Set task. Each line from the start of the records below through the line that contains "import * as d3 from 'd3';" should be printed exactly. Pictures are omitted.

Given entries.
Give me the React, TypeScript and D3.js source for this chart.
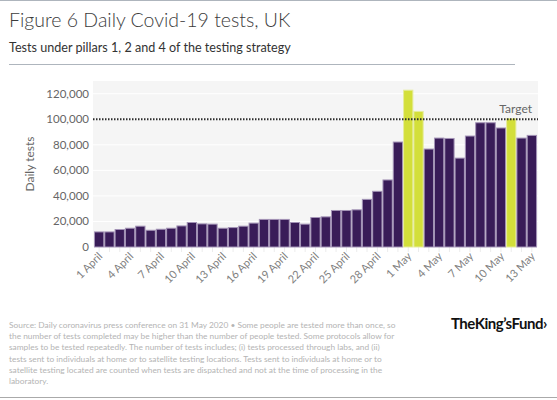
import React from 'react';
import * as d3 from 'd3';

// daily tests, 1 April to 13 May 2020
const days = [
    "1 April", "2 April", "3 April", "4 April", "5 April", "6 April", "7 April", "8 April", "9 April", "10 April",
    "11 April", "12 April", "13 April", "14 April", "15 April", "16 April", "17 April", "18 April", "19 April", "20 April",
    "21 April", "22 April", "23 April", "24 April", "25 April", "26 April", "27 April", "28 April", "29 April", "30 April",
    "1 May", "2 May", "3 May", "4 May", "5 May", "6 May", "7 May", "8 May", "9 May", "10 May",
    "11 May", "12 May", "13 May"
];

const tests = [
    11800, 11800, 13700, 14700, 16300, 13100, 13900, 14700, 16500, 19200,
    18100, 17900, 14700, 15200, 16300, 18700, 21600, 21600, 21600, 19200,
    17900, 23100, 23600, 28600, 28600, 29100, 37300, 43600, 52500, 82200,
    122800, 106200, 76700, 85300, 85000, 69600, 86900, 97300, 97300, 93200,
    100500, 85300, 87400
];

const yTicks = [0, 20000, 40000, 60000, 80000, 100000, 120000];
const target = 100000;

const footnote = [
    "Source: Daily coronavirus press conference on 31 May 2020 \u2022 Some people are tested more than once, so",
    "the number of tests completed may be higher than the number of people tested. Some protocols allow for",
    "samples to be tested repeatedly. The number of tests includes; (i) tests processed through labs, and (ii)",
    "tests sent to individuals at home or to satellite testing locations. Tests sent to individuals at home or to",
    "satellite testing located are counted when tests are dispatched and not at the time of processing in the",
    "laboratory."
];

const FONT = "Lato, 'Noto Sans', sans-serif";
const PURPLE = "#391c58";
const LIME = "#d3df3a";

const App = () => {
    const width = 557;
    const height = 400;
    const plot = { left: 93, right: 538, top: 81, bottom: 247 };

    const data = days.map((d, i) => ({ day: d, value: tests[i] }));

    const x = d3.scaleBand()
        .domain(days)
        .range([plot.left + 1, plot.right - 1])
        .paddingInner(0);

    const y = d3.scaleLinear()
        .domain([0, 130000])
        .range([plot.bottom, plot.top]);

    const fmt = d3.format(",");
    const labelled = days.filter((d, i) => i % 3 === 0);

    return (
        <svg width={width} height={height} style={{ position: "absolute", left: 0, top: 0, background: "#fff" }}
            fontFamily={FONT}>
            <line x1={0} x2={width} y1={0.5} y2={0.5} stroke="#aeb5bd" />
            <text x={9} y={27} fontSize={19.5} fontWeight={300} fill="#3c3c3c">Figure 6 Daily Covid-19 tests, UK</text>
            <text x={9} y={52} fontSize={12.6} fill="#333">Tests under pillars 1, 2 and 4 of the testing strategy</text>
            <line x1={9} x2={515} y1={64.5} y2={64.5} stroke="#aeb5bd" />

            {/* plot background and gridlines */}
            <rect x={plot.left} y={plot.top} width={plot.right - plot.left} height={plot.bottom - plot.top} fill="#f5f5f5" />
            {yTicks.map(t => (
                <line key={t} x1={plot.left} x2={plot.right} y1={y(t)} y2={y(t)} stroke="#fff" />
            ))}

            {/* category ticks under the axis */}
            {days.map(d => (
                <line key={d} x1={x(d)! + x.bandwidth() / 2} x2={x(d)! + x.bandwidth() / 2}
                    y1={plot.bottom} y2={plot.bottom + 5} stroke="#ececec" />
            ))}

            {data.map(d => (
                <rect key={d.day}
                    x={x(d.day)! + 0.5}
                    y={y(d.value)}
                    width={x.bandwidth() - 1}
                    height={y(0) - y(d.value)}
                    fill={d.value >= target ? LIME : PURPLE}
                    stroke={d.value >= target ? "#e6ec9c" : "#a393b6"}
                    strokeWidth={1} />
            ))}

            <line x1={plot.left} x2={plot.right} y1={y(target)} y2={y(target)}
                stroke="#2b2b2b" strokeWidth={2} strokeDasharray="1.5 1.5" />
            <text x={532} y={113} fontSize={12} fill="#666" textAnchor="end">Target</text>

            {/* y axis */}
            {yTicks.map(t => (
                <text key={t} x={89} y={y(t)} dy="0.35em" fontSize={11.5} fill="#666" textAnchor="end">{fmt(t)}</text>
            ))}
            <text transform={`translate(30, ${(plot.top + plot.bottom) / 2}) rotate(-90)`} fontSize={12} fill="#666"
                textAnchor="middle" dy="0.35em">Daily tests</text>

            {/* x axis */}
            {labelled.map(d => {
                const cx = x(d)! + x.bandwidth() / 2 + 4;
                return (
                    <text key={d} transform={`translate(${cx}, 257) rotate(-45)`} fontSize={11} fill="#808080"
                        textAnchor="end">{d}</text>
                );
            })}

            {/* footnote */}
            {footnote.map((line, i) => (
                <text key={i} x={9} y={328 + i * 11.2} fontSize={8.35} fill="#b4b4b4">{line}</text>
            ))}

            <text x={451} y={329} fontSize={15} fontWeight={700} fill="#111" letterSpacing={-0.5}>
                TheKing{"\u2019"}sFund{"\u203A"}
            </text>

            <line x1={0} x2={width} y1={397.5} y2={397.5} stroke="#aaaaaa" />
        </svg>
    );
};

export default App;
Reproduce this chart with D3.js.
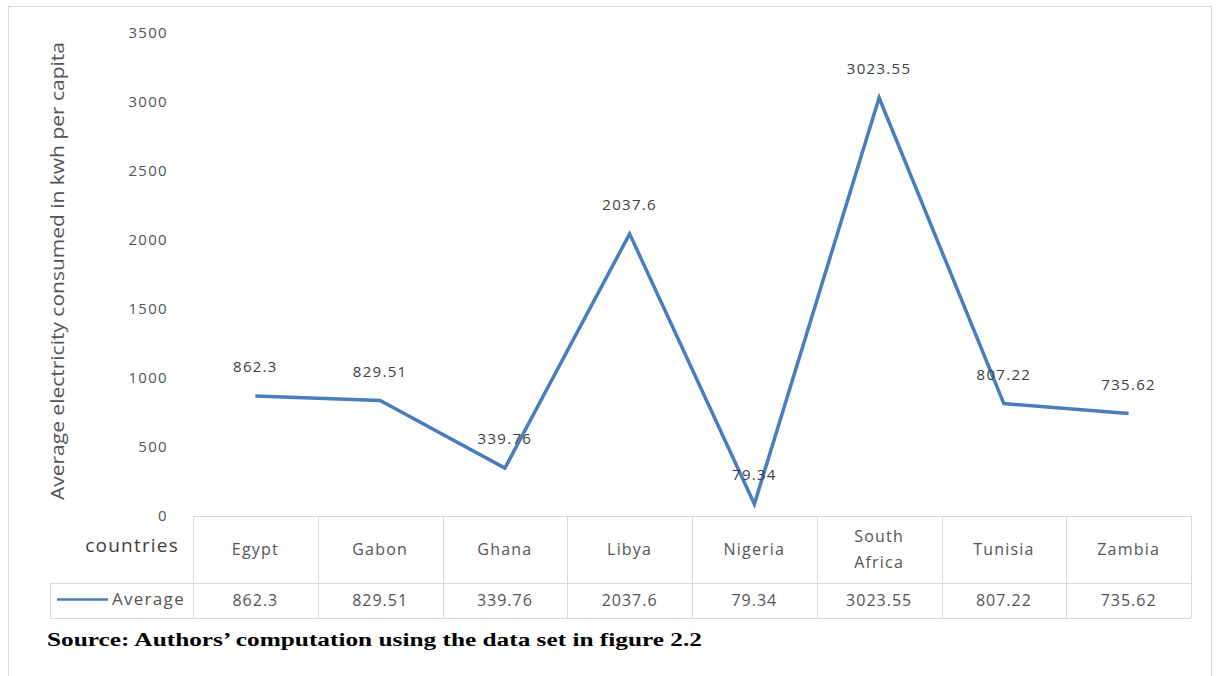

Reply.
Give me the React, TypeScript and D3.js source for this chart.
import React from 'react';
import * as d3 from 'd3';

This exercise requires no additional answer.